Though born in London, Jhumpa Lahiri, the daughter of Indian immigrants, moved to Rhode Island when she was three. She studied English Literature at Barnard College, and subsequently earned masters degrees in English, Comparative Literature, and Creative Writing, as well as a Ph.D. in Renaissance Studies, from Boston University. Lahiri taught creative writing at both Boston University and The Rhode Island School of Design.

Jhumpa Lariri's Writing:
  Jhumpa Lahiri won the 2000 Pulitzer Prize for fiction and the PEN/Hemingway Award for Interpreter of Maladies, a 1999 collection of short stories she wrote while at Boston University. In 2003, she followed up with a novel, The Namesake, tracing the lives of a Bengali family who has emigrated to the United States. In her most recent book, Unaccustomed Earth, Lahiri returned to the short form in stories that followed the movements of people, who like her previous characters, were similarly uprooted.

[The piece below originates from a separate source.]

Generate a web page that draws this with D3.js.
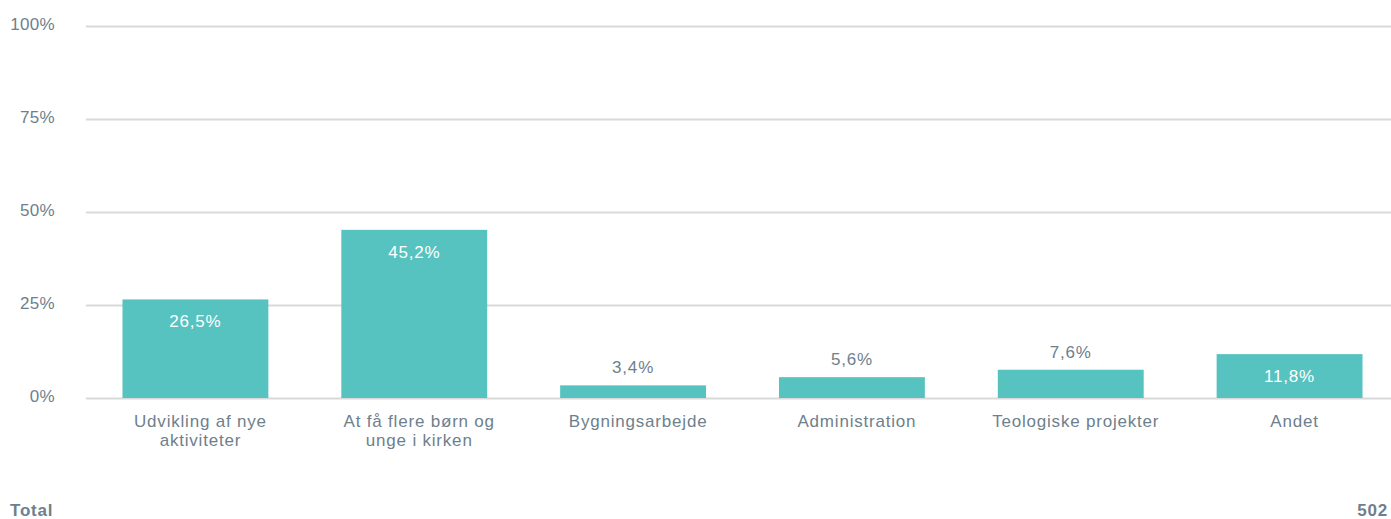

Unaccustomed Earth takes its title from a Nathaniel Hawthorne quotation referring to the new soil in which children of immigrants sink their roots, and it very much describes the struggles of Lahiri's second generation American characters. Like in her earlier works, Lahiri also addresses themes of family, love, and loss, as well as the alienation inherent in the Indian-American immigrant experience.